The main differences between forex (foreign exchange), futures, and stock exchanges lie in the types of assets traded and the specific characteristics of each market. Here’s a breakdown of these differences:
- Forex (Foreign Exchange) Market
Forex is a decentralized global market where currencies are traded. It involves the buying and selling of different currency pairs. It is the largest and most liquid financial market in the world, with trillions of dollars traded daily. Traders speculate on the exchange rate fluctuations between currency pairs, such as the EUR/USD or GBP/JPY. Forex operates 24 hours a day, five days a week, allowing continuous trading across different time zones. Currency exchange rates are influenced by a multitude of factors, including macroeconomic indicators, interest rates, geopolitical events, market sentiment, and central bank policies. The constant flow of information and market developments affects currency values, creating opportunities for traders to speculate or manage risks.
- Futures Exchange
Futures exchanges facilitate standardized trading contracts called futures contracts. These contracts represent an agreement to buy or sell an underlying asset (such as commodities, currencies, stock indexes, or interest rates) at a predetermined price and future date. Futures exchanges, like the Chicago Mercantile Exchange (CME), provide a regulated marketplace for participants to hedge against price fluctuations or speculate on the future value of the underlying asset.

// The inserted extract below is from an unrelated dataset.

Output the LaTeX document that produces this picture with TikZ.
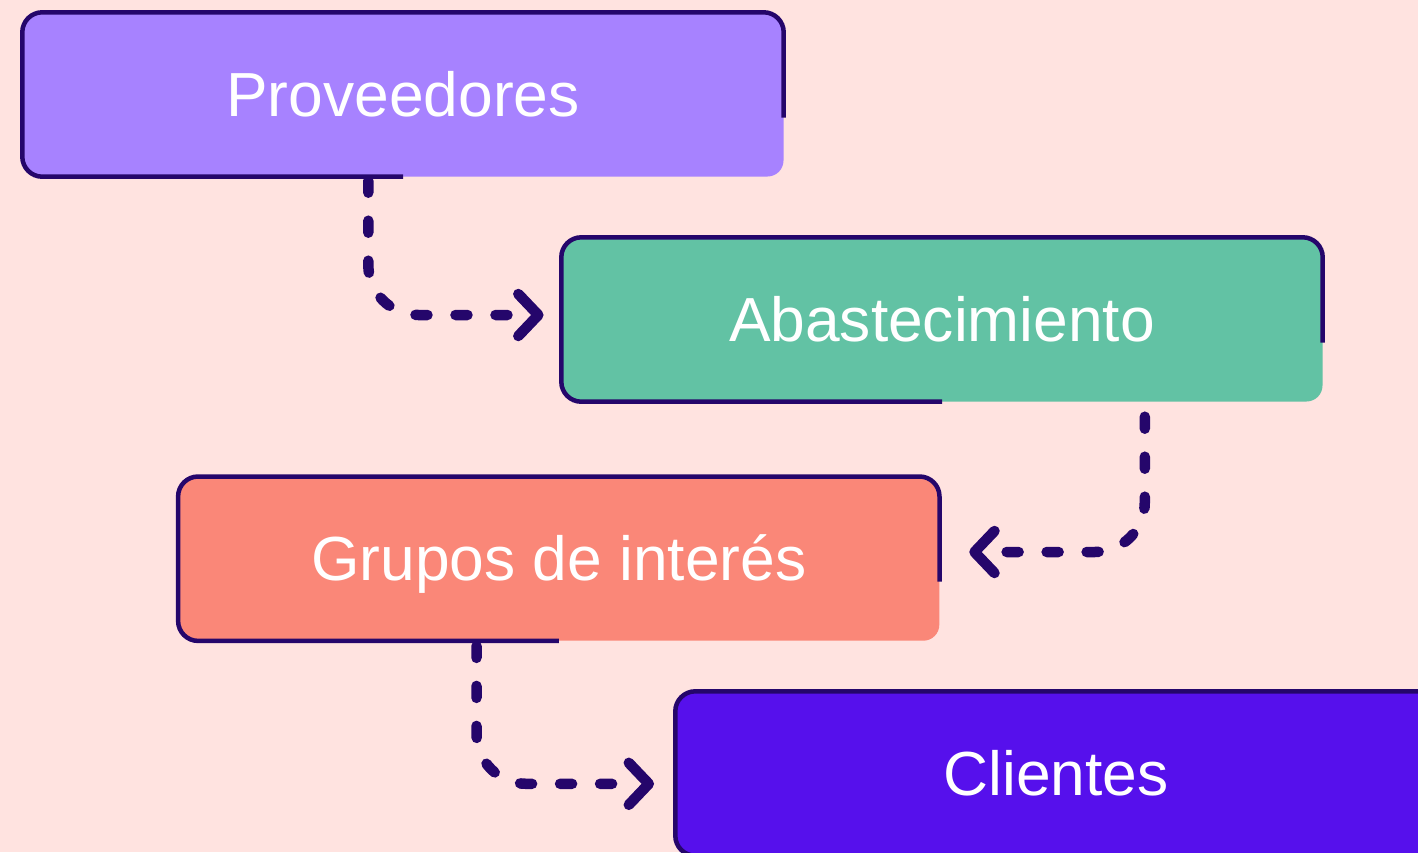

Futures contracts traded on exchanges have standardized specifications, including contract size, expiration date, delivery terms, and quality of the underlying asset. These specifications ensure uniformity and facilitate transparent trading.
- Stock Exchange
A stock exchange, also known as a stock market, is a regulated marketplace where buyers and sellers trade shares of publicly listed companies. It is a vital component of the global financial system and provides a platform for companies to raise capital and for investors to buy and sell ownership stakes in these companies. Investors participate in stock exchanges to seek capital appreciation, receive dividends, and gain ownership in companies. Stock markets also provide opportunities for businesses to access funding through initial public offerings (IPOs) and subsequent equity offerings. Stock exchanges often have market indexes that track the performance of a specific group of stocks. These indexes, such as the S&P 500 or the FTSE 100, provide benchmarks to measure the overall performance of the stock market or specific sectors. Prominent stock exchanges include the New York Stock Exchange (NYSE), NASDAQ, London Stock Exchange (LSE), Tokyo Stock Exchange (TSE), and many others.
It’s important to note that these markets can have different regulations, trading mechanisms, and risk profiles. Each market has its own unique features, and individuals participate in them based on their investment preferences and objectives.